Tetro presents Açucena House, a place immersed in lush Atlantic Rainforest nature including large leafy trees, foliage, shrubs, birds, and wild animals. Casa Açucena is inserted into a challenging topography with a steep slope, characteristic of the Nova Lima region in Minas Gerais, Brazil.
The project is a response to a sensitive reading of the terrain, where first contact dictated the need to maintain its natural characteristics. The act of looking upwards, from the ground to the fifteen-meter canopy of the trees, was decisive for the creation of a concept addressing the challenge of building in a place with such steep topography, while maintaining its natural surroundings and providing residents with the daily experience of looking up and seeing the sky through the treetops.
The initial understanding was that the architecture should mould itself to the terrain, and not the other way around. Açucena House rises above the ground, while animal and plant life develops underneath. The program shapes itself as a harmonious balance of art and nature, occupying the empty spaces between the trees, without removing any or altering the topography. From that starting point, all design decisions are made as responses to reinforce that concept.
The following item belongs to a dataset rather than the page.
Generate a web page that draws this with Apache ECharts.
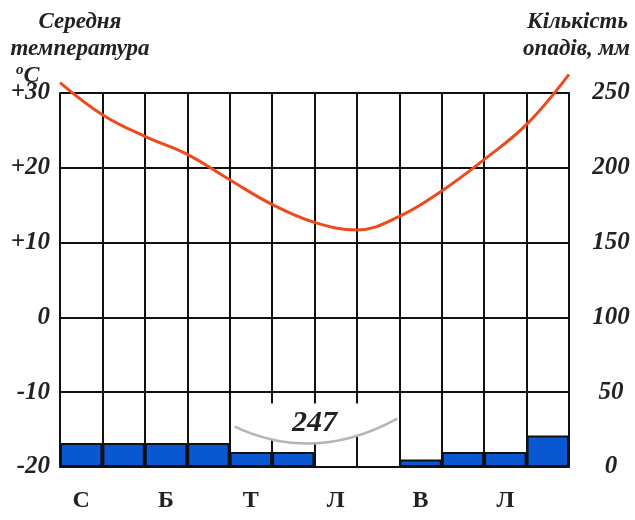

The house, in its white colour, is surprising to those arriving, with its randomly placed black pillars blending in with the tree trunks. The house appears to float, with a fluid plan dictated by the program’s occupation among the trees, and its openings and folds in the slab, reaching the view of the treetops and generating volumetry. The architecture is harmoniously inserted alongside the natural vegetation, while still maintaining its presence. Surprise and novelty are values inherent to art, and Casa Açucena presents itself as a white flower in the midst of nature.